This is an issue I discovered along with my good friend and former colleague Drew Tonnesen a few years back which has cropped up a few times in recent days. I noticed there wasn’t really any information about it online, so made sense to put a quick post together.
In short, Windows 2012 R2 virtual machine clone or Storage vMotion operations complete much slower when powered-on as compared to when power-off. The common explanation is that VAAI XCOPY does not work when the VM is powered-on. This is not exactly true. Let me explain.
For the official list of reasons VAAI XCOPY isn’t engaged for a particular copy session, please refer to this KB article from VMware:
https://kb.vmware.com/kb/1021976
As referenced in the above link, there are multiple reasons why XCOPY might not be used. Moving a VM from one array to another is the most common. Eagerzeroedthick to thin is another. And more. But there are other reasons that XCOPY does not get engaged that are not listed there, and instead traditional software copy (Network File Copy/NFC) is used (standard reads from the source and standard writes to the target). For this post, I am specifically referring to an issue in Windows.
By default, when VMware tools is installed (in vSphere 4.1 or later) an option called disk.EnableUUID is added to the virtual machine advanced options and is set to true. This enables VMware tools to quiesce the virtual disks. Unfortunately, this also prevents VAAI XCOPY from being used for any clone or storage vMotion sessions involving that VM when it is powered-on.
Besides just seeing that the VM takes longer to move/clone you can prove this in esxtop, by looking at the XCOPY counters, called CLONE_RD and CLONE_WR. Every XCOPY operation as a bunch of XCOPY reads to a source and then a series of related XCOPY writes to the target.
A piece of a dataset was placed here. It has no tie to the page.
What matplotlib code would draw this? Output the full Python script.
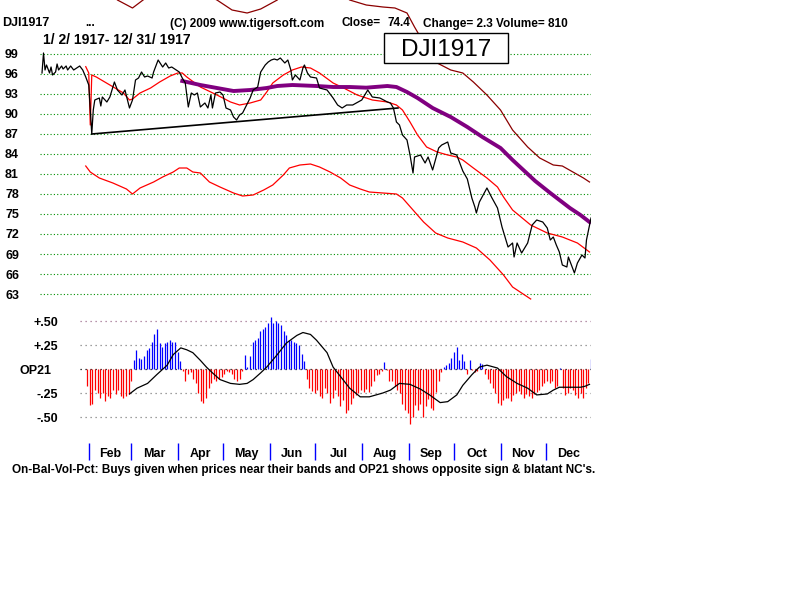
import numpy as np
import matplotlib
matplotlib.use("Agg")
import matplotlib.pyplot as plt
from matplotlib.patches import Rectangle
from matplotlib.transforms import blended_transform_factory

# ---- data (x = day of year) ----
close_days = [1, 2, 3, 4, 6, 7, 8, 10, 11, 12, 14, 15, 17, 18, 20, 22, 24, 26, 28, 30,
              32, 33, 34, 35, 36, 39, 40, 41, 44, 46, 49, 51, 54, 56, 59, 61, 63, 65, 67, 69,
              71, 74, 75, 78, 81, 83, 85, 87, 90, 92, 94, 96, 98, 100, 102, 104, 106, 109, 111, 113,
              114, 116, 119, 121, 123, 126, 128, 130, 132, 134, 136, 139, 141, 144, 146, 149, 151, 153, 155, 157,
              159, 162, 164, 166, 167, 169, 172, 174, 175, 177, 179, 183, 185, 190, 194, 197, 200, 203, 207, 213,
              217, 220, 225, 230, 232, 234, 236, 238, 240, 243, 245, 247, 248, 252, 255, 257, 260, 264, 266, 270,
              272, 276, 280, 283, 286, 288, 289, 291, 296, 299, 303, 306, 308, 310, 313, 314, 316, 319, 323, 326,
              329, 333, 336, 338, 340, 342, 344, 346, 349, 350, 352, 354, 356, 359, 361, 362, 365]
close_vals = [96.15, 99.15, 96.6, 97.35, 96.15, 97.05, 95.85, 96.3, 97.5, 96.6, 97.2, 96.75, 97.2, 96.6, 97.2, 96.6, 96.9, 97.2, 96.6, 95.55,
              94.35, 90.6, 87.0, 90.6, 92.1, 92.4, 91.2, 92.55, 91.8, 92.55, 94.8, 93.6, 92.85, 93.6, 90.9, 92.1, 95.1, 95.4, 96.3, 95.55,
              95.7, 95.4, 96.3, 98.1, 97.05, 97.65, 96.9, 97.05, 96.6, 96.3, 95.4, 94.65, 91.05, 93.15, 92.85, 93.15, 91.05, 91.65, 90.9, 92.85,
              90.9, 93.15, 93.3, 92.85, 90.9, 90.6, 89.55, 89.1, 89.85, 90.15, 91.05, 92.4, 93.6, 94.05, 96.3, 97.35, 97.8, 98.1, 98.25, 98.1,
              98.4, 97.65, 98.1, 96.6, 95.1, 95.85, 95.1, 96.9, 97.35, 96.15, 95.55, 95.4, 93.9, 93.6, 92.4, 91.35, 90.9, 91.35, 91.35, 92.1,
              93.6, 92.55, 92.4, 91.8, 91.65, 90.9, 88.8, 88.35, 86.85, 86.1, 83.85, 81.15, 83.55, 83.85, 82.65, 83.55, 81.6, 84.9, 85.35, 85.8,
              84.15, 83.85, 81.45, 80.25, 77.4, 76.05, 75.15, 76.8, 78.9, 77.55, 75.9, 73.05, 71.55, 70.05, 70.65, 68.55, 70.65, 69.15, 70.65, 73.35,
              74.1, 73.8, 72.9, 71.1, 71.55, 70.35, 69.3, 67.35, 67.05, 68.55, 67.35, 66.15, 67.65, 68.85, 68.4, 71.1, 74.4]

ma21_days = [30, 32, 33, 34, 37, 46, 55, 59, 61, 66, 73, 79, 86, 91, 94, 97, 106, 117, 126, 132,
             139, 146, 150, 154, 161, 167, 173, 179, 185, 194, 201, 210, 220, 230, 236, 240, 245, 250, 256, 263,
             270, 276, 280, 287, 296, 303, 307, 313, 325, 336, 346, 356, 364]
ma21_vals = [97.1, 96.15, 88.35, 95.85, 95.55, 94.35, 93.15, 92.1, 92.25, 93.15, 93.9, 94.8, 95.7, 96.15, 96.15, 95.55, 94.05, 92.85, 91.8, 91.35,
             91.65, 92.1, 93.3, 94.65, 95.85, 96.6, 97.05, 96.9, 96.15, 94.65, 93.9, 92.85, 92.1, 91.8, 91.35, 90.6, 88.8, 86.85, 85.05, 84.3,
             83.85, 83.55, 83.1, 81.9, 80.4, 79.05, 77.55, 75.6, 73.35, 72.15, 71.55, 70.65, 69.3]

upper_days = [30, 39, 51, 61, 68, 79, 92, 106, 117, 127, 137, 146, 157, 169, 179, 192, 205, 216, 227, 235,
              243, 248, 255, 263, 272, 280, 287, 296, 305, 313, 323, 331, 340, 346, 353, 360, 364]
upper_vals = [111.6, 110.1, 107.1, 105.9, 107.1, 108.9, 110.1, 108.3, 107.1, 105.6, 105.15, 105.75, 107.1, 110.85, 111.3, 109.35, 107.1, 106.35, 106.05, 105.9,
              105.15, 103.05, 100.35, 97.65, 96.6, 96.15, 94.8, 92.85, 90.6, 87.6, 85.05, 83.4, 82.35, 82.2, 81.3, 80.4, 79.8]

lower_days = [30, 33, 39, 48, 57, 61, 66, 75, 81, 88, 92, 97, 101, 106, 112, 119, 128, 134, 141, 148,
              154, 161, 165, 172, 179, 185, 192, 199, 205, 212, 218, 227, 236, 240, 247, 254, 262, 270, 280, 289,
              298, 307, 313, 325]
lower_vals = [82.2, 81.3, 80.4, 79.65, 78.75, 78.0, 78.9, 79.8, 80.55, 81.3, 81.9, 81.9, 81.3, 81.15, 79.8, 79.05, 78.15, 77.7, 77.85, 78.6,
              79.35, 80.85, 81.9, 82.35, 82.5, 82.05, 81.3, 80.4, 79.35, 78.75, 78.3, 78.15, 78.0, 77.4, 75.6, 73.8, 72.15, 71.4, 70.8, 69.9,
              68.1, 65.85, 64.05, 62.25]

ma65_days = [94, 106, 117, 128, 139, 150, 157, 167, 183, 194, 205, 216, 230, 236, 243, 250, 260, 272, 283, 293,
             305, 313, 328, 338, 351, 358, 364]
ma65_vals = [94.95, 94.35, 93.9, 93.45, 93.6, 93.9, 94.2, 94.35, 94.2, 94.05, 94.05, 93.95, 94.2, 94.05, 93.3, 92.4, 90.9, 89.55, 88.05, 86.55,
             84.9, 83.1, 79.95, 78.15, 75.9, 74.85, 73.8]

trend_days = [34, 237]
trend_vals = [87.0, 90.9]

# OP21 histogram, one bar per session from first_day to last_day
op21_first_day = 31
op21_last_day = 365
op21_vals = [-0.18, -0.38, -0.36, -0.22, -0.25, -0.30, -0.25, -0.33, -0.28, -0.30, -0.22, -0.26, -0.22, -0.28, -0.30, -0.28, -0.26, -0.13,
             0.09, 0.20, 0.11, 0.10, 0.14, 0.20, 0.22, 0.28, 0.36, 0.42, 0.27, 0.23, 0.27, 0.28, 0.30, 0.28, 0.28, 0.18, 0.08,
             -0.02, -0.13, -0.05, -0.03, -0.10, -0.15, -0.25, -0.33, -0.35, -0.30, -0.20, -0.15, -0.10, -0.12, -0.10, -0.08, -0.05, -0.02,
             -0.03, -0.05, -0.10, -0.13, -0.10, -0.02,
             0.15, 0.02, 0.14, 0.28, 0.30, 0.32, 0.40, 0.42, 0.44, 0.48, 0.54, 0.48, 0.50, 0.48, 0.46, 0.40, 0.35, 0.30, 0.30, 0.28,
             0.27, 0.25, 0.16, 0.08,
             -0.10, -0.20, -0.23, -0.25, -0.22, -0.28, -0.30, -0.20, -0.25, -0.35, -0.30, -0.22, -0.28,
             -0.39, -0.32, -0.46, -0.43, -0.36, -0.30, -0.27, -0.25, -0.22, -0.24, -0.21, -0.24, -0.18, -0.13, -0.06, -0.05, -0.02,
             0.07, -0.01, -0.13, -0.13, -0.18, -0.22, -0.25, -0.36, -0.43, -0.46, -0.57, -0.50, -0.38, -0.43, -0.36, -0.50, -0.39,
             -0.31, -0.41, -0.43, -0.24, -0.13, -0.03, 0.02, 0.04, 0.06, 0.11, 0.18, 0.23, 0.09, 0.16, 0.08, -0.05, 0.09,
             -0.01, -0.03, -0.02, 0.06, 0.05, -0.05, -0.10, -0.15, -0.20, -0.25, -0.35, -0.38, -0.32, -0.30, -0.30, -0.33, -0.27,
             -0.25, -0.23, -0.26, -0.30, -0.26, -0.28, -0.30, -0.26, -0.24, -0.22, -0.18, -0.15, -0.13, -0.15, -0.13, -0.20, -0.18,
             0.01, -0.20, -0.27, -0.25, -0.20, -0.22, -0.27, -0.30, -0.25, -0.30, -0.20, -0.15, 0.10]

op21_ma_days = [59, 64, 71, 77, 84, 88, 93, 97, 101, 106, 110, 114, 119, 126, 132, 137, 141, 146, 150, 157,
                163, 170, 174, 179, 183, 190, 194, 199, 205, 212, 218, 227, 232, 238, 245, 252, 258, 265, 270, 276,
                280, 286, 291, 296, 303, 309, 316, 323, 329, 336, 340, 344, 358, 361, 364]
op21_ma_vals = [-0.26, -0.20, -0.15, -0.06, 0.04, 0.15, 0.22, 0.20, 0.17, 0.09, 0.02, -0.04, -0.11, -0.15, -0.16, -0.15, -0.11, -0.04, 0.02, 0.15,
                0.27, 0.35, 0.38, 0.36, 0.30, 0.17, 0.02, -0.08, -0.20, -0.29, -0.29, -0.25, -0.22, -0.15, -0.16, -0.21, -0.27, -0.35, -0.34, -0.27,
                -0.17, -0.06, 0.02, 0.04, 0.01, -0.08, -0.15, -0.20, -0.27, -0.26, -0.22, -0.19, -0.19, -0.18, -0.16]

price_ticks = [99, 96, 93, 90, 87, 84, 81, 78, 75, 72, 69, 66, 63]
op21_ticks = [0.5, 0.25, 0, -0.25, -0.5]
op21_tick_labels = ["+.50", "+.25", "OP21", "-.25", "-.50"]
month_names = ["Feb", "Mar", "Apr", "May", "Jun", "Jul", "Aug", "Sep", "Oct", "Nov", "Dec"]
month_start_days = [32, 60, 91, 121, 152, 182, 213, 244, 274, 305, 335]
year_end_day = 365

# ---- layout helpers (screen pixels of an 800x600 picture) ----
W, H = 800, 600
PX_PER_DAY = 549 / 364.0


def box(x0, y0, x1, y1):
    return [x0 / W, 1 - y1 / H, (x1 - x0) / W, (y1 - y0) / H]


def day_at(px):
    return 1 + (px - 42) / PX_PER_DAY


def price_at(py):
    return 99 - (py - 54) * 0.15


FONT = "Liberation Sans"
small = dict(family=FONT, fontsize=8.5, fontweight="bold")
label = dict(family=FONT, fontsize=9, fontweight="bold")

fig = plt.figure(figsize=(8, 6), dpi=100)
fig.patch.set_facecolor("white")

# ---- price panel ----
ax1 = fig.add_axes(box(40, 0, 591, 300))
ax1.set_xlim(day_at(40), day_at(591))
ax1.set_ylim(price_at(300), price_at(0))
for s in ax1.spines.values():
    s.set_visible(False)
ax1.set_xticks([])
ax1.set_yticks(price_ticks)
ax1.set_yticklabels([])
ax1.tick_params(axis="y", length=0)
ax1.grid(axis="y", color="#009000", linestyle=(0, (1, 2)), linewidth=0.8)
t1 = blended_transform_factory(ax1.transAxes, ax1.transData)
for t in price_ticks:
    ax1.text((5 - 40) / 551.0, t, str(t), transform=t1, ha="left", va="center_baseline",
             clip_on=False, **label)

ax1.plot(upper_days, upper_vals, color="#8b0000", lw=0.9)
ax1.plot(lower_days, lower_vals, color="#ff0000", lw=0.9)
ax1.plot(ma21_days, ma21_vals, color="#ff0000", lw=0.9)
ax1.plot(ma65_days, ma65_vals, color="#800080", lw=2.8)
ax1.plot(trend_days, trend_vals, color="black", lw=1.2)
ax1.plot(close_days, close_vals, color="black", lw=0.9)

# ---- OP21 panel ----
ax2 = fig.add_axes(box(60, 310, 591, 460))
ax2.set_xlim(day_at(60), day_at(591))
ax2.set_ylim(-(460 - 369) / 96.0, (369 - 310) / 96.0)
for s in ax2.spines.values():
    s.set_visible(False)
ax2.set_yticks([])
t2 = blended_transform_factory(ax2.transAxes, ax2.transData)
for t, lab in zip(op21_ticks, op21_tick_labels):
    right = 52 if t == 0 else 58
    ax2.text((right - 60) / 531.0, t, lab, transform=t2, ha="right", va="center_baseline",
             clip_on=False, **label)

gx = (80 - 60) / 531.0
for t in op21_ticks:
    col = "black" if t == 0 else ("#a07090" if t == 0.5 else "#808080")
    ax2.axhline(t, xmin=gx, xmax=1, color=col, linestyle=(0, (1, 3)), lw=0.9, zorder=0)

bar_days = np.linspace(op21_first_day, op21_last_day, len(op21_vals))
bar_cols = ["#0000ff" if v > 0 else "#ff0000" for v in op21_vals]
ax2.vlines(bar_days, 0, op21_vals, colors=bar_cols, lw=0.9)
ax2.plot(op21_ma_days, op21_ma_vals, color="black", lw=0.9)

# month ticks and names
edges = month_start_days + [year_end_day]
mids = [(edges[i] + edges[i + 1]) / 2 for i in range(len(month_names))]
ax2.set_xticks(month_start_days)
ax2.set_xticklabels([])
ax2.tick_params(axis="x", which="major", direction="in", length=12, width=1, color="#0000ff")
ax2.set_xticks(mids, minor=True)
ax2.set_xticklabels(month_names, minor=True, **label)
ax2.tick_params(axis="x", which="minor", length=0, pad=-8.5)

# ---- header texts ----
y_head = 1 - 22 / H
fig.text(2 / W, y_head, "DJI1917", va="center_baseline", ha="left", **label)
fig.text(85 / W, y_head, "...", va="center_baseline", ha="left", **small)
fig.text(170 / W, y_head, "(C) 2009 www.tigersoft.com", va="center_baseline", ha="left", **small)
fig.text(342 / W, y_head, "Close=", va="center_baseline", ha="left", **small)
fig.text(388 / W, y_head, "74.4", va="center_baseline", ha="left", **small)
fig.text(423 / W, y_head, "Change= 2.3 Volume= 810", va="center_baseline", ha="left", **small)
fig.text(43 / W, 1 - 38 / H, "1/ 2/ 1917- 12/ 31/ 1917", va="center_baseline", ha="left",
         family=FONT, fontsize=10, fontweight="bold")

fig.patches.append(Rectangle((384 / W, 1 - 63 / H), 124 / W, 30 / H, transform=fig.transFigure,
                             facecolor="white", edgecolor="black", lw=1, zorder=2))
fig.text(446 / W, 1 - 48 / H, "DJI1917", va="center_baseline", ha="center", family=FONT,
         fontsize=17.5, zorder=3)

fig.text(12 / W, 1 - 468 / H,
         "On-Bal-Vol-Pct: Buys given when prices near their bands and OP21 shows opposite sign & blatant NC's.",
         va="center_baseline", ha="left", **small)

fig.savefig("out.png", dpi=100)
During an XCOPY session these both will increase identically.
If you do not see XCOPY going up here, this is possibly an issue if the VM is online. Check the advanced options for the VM:
If this option is missing or is set to false it will work. If it is set to true, XCOPY will not be used.
And that might be totally fine, if this setting is disabled/set to false certain quiescing operations by most notably backup software will fail. So if that is something you are using, I wouldn’t disable this setting. If you really want it to use XCOPY go ahead and disable it. But note that this is an offline change generally, though there are ways to reload the VMX file once it has been changed online via CLI or of course a regular old vMotion to a new host.
There are a lot of links that talk about this setting:
https://kb.vmware.com/kb/2035736
http://blogs.vmware.com/kb/2013/03/setting-disk-enableuuidtrue-in-vmware-data-protection.html
https://kb.vmware.com/kb/1028881
etc.
Generally, I think it is best to just leave it be and live without XCOPY for that VM. Unless it is a huge VM that you need to clone or for whatever reasons gets storage vMotion’ed around a lot I guess.
This is not a problem with Linux as far as I can tell, which makes sense as this generally is a Windows VSS issue.
The main point here is an FYI. Just having a VM online does not stop XCOPY from being used, but situations like this with Windows can.
Thanks for this Cody, very useful.
Sure thing Mike! Let’s catch up soon. And you need to start blogging again!